--- BEGIN RECORD EXCERPTS ---

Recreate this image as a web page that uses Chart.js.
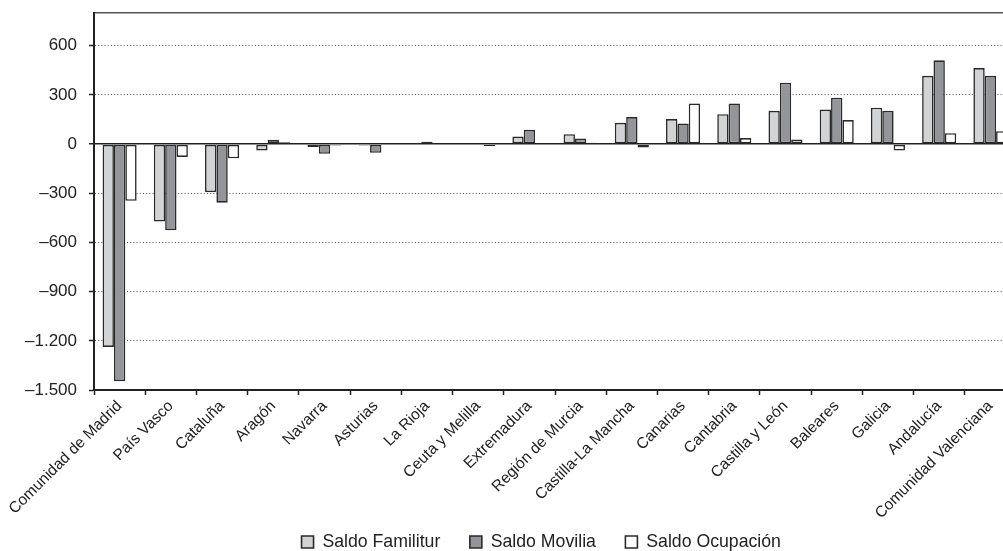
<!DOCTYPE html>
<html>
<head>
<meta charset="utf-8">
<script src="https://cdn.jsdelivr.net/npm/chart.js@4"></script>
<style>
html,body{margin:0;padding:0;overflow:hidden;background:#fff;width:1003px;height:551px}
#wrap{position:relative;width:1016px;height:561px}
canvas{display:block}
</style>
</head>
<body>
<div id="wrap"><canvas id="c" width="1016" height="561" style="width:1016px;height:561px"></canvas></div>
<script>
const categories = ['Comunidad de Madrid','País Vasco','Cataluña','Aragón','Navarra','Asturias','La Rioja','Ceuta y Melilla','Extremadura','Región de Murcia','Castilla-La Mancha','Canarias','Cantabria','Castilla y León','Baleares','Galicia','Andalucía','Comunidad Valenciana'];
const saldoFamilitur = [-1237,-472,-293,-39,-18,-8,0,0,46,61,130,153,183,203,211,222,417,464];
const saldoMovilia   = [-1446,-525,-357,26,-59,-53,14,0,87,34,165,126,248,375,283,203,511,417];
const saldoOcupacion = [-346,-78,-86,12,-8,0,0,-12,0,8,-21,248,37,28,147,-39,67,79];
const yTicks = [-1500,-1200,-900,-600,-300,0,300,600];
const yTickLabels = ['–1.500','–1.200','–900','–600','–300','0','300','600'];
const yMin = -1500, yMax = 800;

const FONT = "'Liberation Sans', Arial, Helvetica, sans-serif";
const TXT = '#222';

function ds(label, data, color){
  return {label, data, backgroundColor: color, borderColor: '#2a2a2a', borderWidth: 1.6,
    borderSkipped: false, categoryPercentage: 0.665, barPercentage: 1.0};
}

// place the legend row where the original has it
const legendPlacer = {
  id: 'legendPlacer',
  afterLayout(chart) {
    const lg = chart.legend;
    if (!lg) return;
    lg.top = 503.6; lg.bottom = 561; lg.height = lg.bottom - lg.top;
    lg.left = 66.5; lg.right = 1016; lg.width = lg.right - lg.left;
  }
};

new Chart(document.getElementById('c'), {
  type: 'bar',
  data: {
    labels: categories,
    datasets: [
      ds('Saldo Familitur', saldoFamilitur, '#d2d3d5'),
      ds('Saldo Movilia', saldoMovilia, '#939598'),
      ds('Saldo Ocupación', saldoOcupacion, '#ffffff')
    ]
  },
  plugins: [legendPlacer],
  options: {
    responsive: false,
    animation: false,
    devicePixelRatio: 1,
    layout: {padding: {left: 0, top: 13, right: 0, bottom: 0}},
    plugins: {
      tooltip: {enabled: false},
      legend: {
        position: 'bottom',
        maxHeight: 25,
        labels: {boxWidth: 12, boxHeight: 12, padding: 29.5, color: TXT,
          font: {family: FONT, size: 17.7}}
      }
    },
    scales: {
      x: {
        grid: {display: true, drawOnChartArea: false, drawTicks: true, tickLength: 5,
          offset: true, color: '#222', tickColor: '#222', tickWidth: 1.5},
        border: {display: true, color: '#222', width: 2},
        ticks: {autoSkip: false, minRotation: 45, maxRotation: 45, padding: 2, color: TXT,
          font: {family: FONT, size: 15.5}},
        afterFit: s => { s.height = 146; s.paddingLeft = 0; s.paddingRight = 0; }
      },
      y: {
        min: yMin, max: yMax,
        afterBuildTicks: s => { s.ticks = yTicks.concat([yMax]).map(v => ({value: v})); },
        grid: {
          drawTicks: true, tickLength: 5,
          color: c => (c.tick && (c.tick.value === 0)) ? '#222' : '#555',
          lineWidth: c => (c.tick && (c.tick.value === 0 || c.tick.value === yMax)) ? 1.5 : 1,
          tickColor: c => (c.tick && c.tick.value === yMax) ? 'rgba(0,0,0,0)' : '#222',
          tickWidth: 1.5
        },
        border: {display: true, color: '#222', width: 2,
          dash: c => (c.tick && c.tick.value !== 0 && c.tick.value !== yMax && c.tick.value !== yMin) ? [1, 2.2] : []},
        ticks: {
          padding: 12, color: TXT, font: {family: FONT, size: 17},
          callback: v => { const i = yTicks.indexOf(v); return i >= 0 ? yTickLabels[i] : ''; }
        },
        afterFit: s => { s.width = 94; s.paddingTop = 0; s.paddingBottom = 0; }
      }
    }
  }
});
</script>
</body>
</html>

--- END RECORD EXCERPTS ---
--- BEGIN RECORD EXCERPTS ---

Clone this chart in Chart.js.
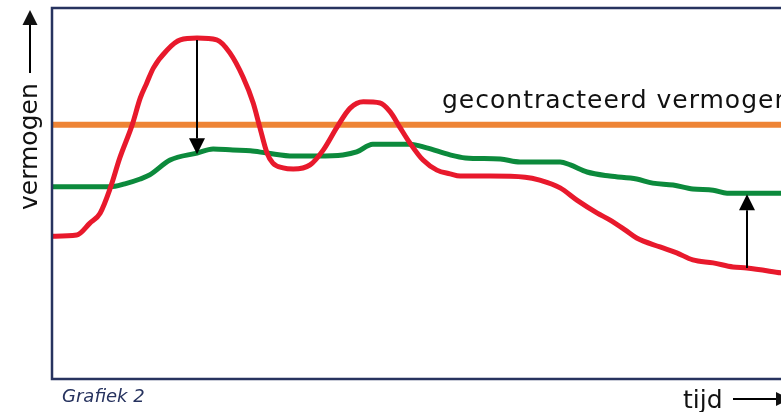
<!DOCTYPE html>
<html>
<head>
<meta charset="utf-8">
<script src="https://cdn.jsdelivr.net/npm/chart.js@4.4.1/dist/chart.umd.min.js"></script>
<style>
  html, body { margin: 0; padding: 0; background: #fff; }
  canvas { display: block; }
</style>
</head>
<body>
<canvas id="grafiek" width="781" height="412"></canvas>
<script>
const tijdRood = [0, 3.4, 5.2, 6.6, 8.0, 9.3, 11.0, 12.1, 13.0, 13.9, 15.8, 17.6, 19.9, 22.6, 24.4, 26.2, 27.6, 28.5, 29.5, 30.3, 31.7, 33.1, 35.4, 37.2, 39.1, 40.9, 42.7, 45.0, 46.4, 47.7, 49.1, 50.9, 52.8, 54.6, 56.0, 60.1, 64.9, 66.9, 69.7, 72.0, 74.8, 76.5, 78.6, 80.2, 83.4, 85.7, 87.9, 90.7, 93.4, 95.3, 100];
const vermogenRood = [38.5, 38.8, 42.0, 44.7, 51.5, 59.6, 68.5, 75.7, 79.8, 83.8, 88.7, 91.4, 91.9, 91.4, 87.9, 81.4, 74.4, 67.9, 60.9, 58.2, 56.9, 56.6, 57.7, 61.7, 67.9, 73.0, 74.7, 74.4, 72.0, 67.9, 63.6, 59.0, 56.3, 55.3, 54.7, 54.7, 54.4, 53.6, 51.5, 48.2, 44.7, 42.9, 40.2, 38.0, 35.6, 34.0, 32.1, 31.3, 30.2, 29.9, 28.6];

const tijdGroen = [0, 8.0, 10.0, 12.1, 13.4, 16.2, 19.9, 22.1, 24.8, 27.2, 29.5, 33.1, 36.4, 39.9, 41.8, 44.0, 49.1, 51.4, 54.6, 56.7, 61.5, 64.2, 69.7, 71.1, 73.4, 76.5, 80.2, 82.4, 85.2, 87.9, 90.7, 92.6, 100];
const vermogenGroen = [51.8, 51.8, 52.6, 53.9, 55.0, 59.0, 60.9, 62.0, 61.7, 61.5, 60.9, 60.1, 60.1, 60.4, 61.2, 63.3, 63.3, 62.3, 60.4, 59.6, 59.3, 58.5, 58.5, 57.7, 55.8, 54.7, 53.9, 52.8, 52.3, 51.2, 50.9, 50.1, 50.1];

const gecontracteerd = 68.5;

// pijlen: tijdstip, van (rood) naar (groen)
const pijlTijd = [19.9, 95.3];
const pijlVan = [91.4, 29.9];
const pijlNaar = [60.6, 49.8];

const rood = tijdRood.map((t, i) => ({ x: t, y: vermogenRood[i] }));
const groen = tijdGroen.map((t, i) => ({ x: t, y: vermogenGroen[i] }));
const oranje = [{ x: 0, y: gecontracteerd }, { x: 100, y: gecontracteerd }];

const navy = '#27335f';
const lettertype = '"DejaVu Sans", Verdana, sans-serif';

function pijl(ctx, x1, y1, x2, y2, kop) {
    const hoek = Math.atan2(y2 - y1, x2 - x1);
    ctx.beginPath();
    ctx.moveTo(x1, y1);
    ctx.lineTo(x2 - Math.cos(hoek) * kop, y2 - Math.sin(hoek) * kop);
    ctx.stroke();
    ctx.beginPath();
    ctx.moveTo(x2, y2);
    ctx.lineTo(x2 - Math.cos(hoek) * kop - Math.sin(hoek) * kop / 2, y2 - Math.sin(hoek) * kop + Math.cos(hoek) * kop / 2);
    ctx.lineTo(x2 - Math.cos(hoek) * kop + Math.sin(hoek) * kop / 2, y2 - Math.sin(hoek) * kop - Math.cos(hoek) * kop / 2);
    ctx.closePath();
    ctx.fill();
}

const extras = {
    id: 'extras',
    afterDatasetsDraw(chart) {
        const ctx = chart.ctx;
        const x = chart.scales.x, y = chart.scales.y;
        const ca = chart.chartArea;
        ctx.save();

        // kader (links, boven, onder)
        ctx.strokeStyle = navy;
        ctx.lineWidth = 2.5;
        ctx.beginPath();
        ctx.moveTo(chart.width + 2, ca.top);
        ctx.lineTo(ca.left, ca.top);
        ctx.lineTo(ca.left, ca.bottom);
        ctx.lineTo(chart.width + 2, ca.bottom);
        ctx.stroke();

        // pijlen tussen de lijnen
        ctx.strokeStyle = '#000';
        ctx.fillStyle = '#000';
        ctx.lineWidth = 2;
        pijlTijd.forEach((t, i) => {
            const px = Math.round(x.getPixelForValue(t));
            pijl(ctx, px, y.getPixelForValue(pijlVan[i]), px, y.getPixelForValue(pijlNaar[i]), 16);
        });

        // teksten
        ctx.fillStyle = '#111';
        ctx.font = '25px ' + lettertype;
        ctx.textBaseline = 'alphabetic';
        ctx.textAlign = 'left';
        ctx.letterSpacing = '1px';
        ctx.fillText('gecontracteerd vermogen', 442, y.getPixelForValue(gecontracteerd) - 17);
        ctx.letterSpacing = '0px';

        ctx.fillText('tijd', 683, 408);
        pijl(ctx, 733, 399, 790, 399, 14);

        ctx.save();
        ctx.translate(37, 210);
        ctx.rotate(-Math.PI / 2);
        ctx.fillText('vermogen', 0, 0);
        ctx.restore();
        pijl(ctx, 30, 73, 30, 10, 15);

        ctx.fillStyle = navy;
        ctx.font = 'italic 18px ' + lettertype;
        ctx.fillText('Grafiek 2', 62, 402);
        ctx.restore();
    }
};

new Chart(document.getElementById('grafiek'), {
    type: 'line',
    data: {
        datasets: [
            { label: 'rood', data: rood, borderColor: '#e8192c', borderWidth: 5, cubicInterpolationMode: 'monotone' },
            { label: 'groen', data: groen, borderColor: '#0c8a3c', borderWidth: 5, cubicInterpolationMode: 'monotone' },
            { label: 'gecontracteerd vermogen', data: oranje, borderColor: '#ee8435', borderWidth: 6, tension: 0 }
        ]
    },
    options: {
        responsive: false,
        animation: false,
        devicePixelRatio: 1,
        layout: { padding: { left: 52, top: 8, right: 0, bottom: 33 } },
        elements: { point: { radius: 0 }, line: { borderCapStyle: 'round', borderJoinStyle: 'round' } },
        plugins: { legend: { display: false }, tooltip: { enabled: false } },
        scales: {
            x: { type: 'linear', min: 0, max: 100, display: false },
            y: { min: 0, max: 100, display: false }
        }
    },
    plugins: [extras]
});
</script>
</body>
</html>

--- END RECORD EXCERPTS ---

◆ GIVEN PROBLEM
Retype, word for word, only the lines from the one containing "Clone this chart in Chart.js." through the one containing "30.2, 29.9, 28.6];", both included, and leave out any pictures.

◆ SOLUTION FOR THIS PROBLEM
Clone this chart in Chart.js.
<!DOCTYPE html>
<html>
<head>
<meta charset="utf-8">
<script src="https://cdn.jsdelivr.net/npm/chart.js@4.4.1/dist/chart.umd.min.js"></script>
<style>
  html, body { margin: 0; padding: 0; background: #fff; }
  canvas { display: block; }
</style>
</head>
<body>
<canvas id="grafiek" width="781" height="412"></canvas>
<script>
const tijdRood = [0, 3.4, 5.2, 6.6, 8.0, 9.3, 11.0, 12.1, 13.0, 13.9, 15.8, 17.6, 19.9, 22.6, 24.4, 26.2, 27.6, 28.5, 29.5, 30.3, 31.7, 33.1, 35.4, 37.2, 39.1, 40.9, 42.7, 45.0, 46.4, 47.7, 49.1, 50.9, 52.8, 54.6, 56.0, 60.1, 64.9, 66.9, 69.7, 72.0, 74.8, 76.5, 78.6, 80.2, 83.4, 85.7, 87.9, 90.7, 93.4, 95.3, 100];
const vermogenRood = [38.5, 38.8, 42.0, 44.7, 51.5, 59.6, 68.5, 75.7, 79.8, 83.8, 88.7, 91.4, 91.9, 91.4, 87.9, 81.4, 74.4, 67.9, 60.9, 58.2, 56.9, 56.6, 57.7, 61.7, 67.9, 73.0, 74.7, 74.4, 72.0, 67.9, 63.6, 59.0, 56.3, 55.3, 54.7, 54.7, 54.4, 53.6, 51.5, 48.2, 44.7, 42.9, 40.2, 38.0, 35.6, 34.0, 32.1, 31.3, 30.2, 29.9, 28.6];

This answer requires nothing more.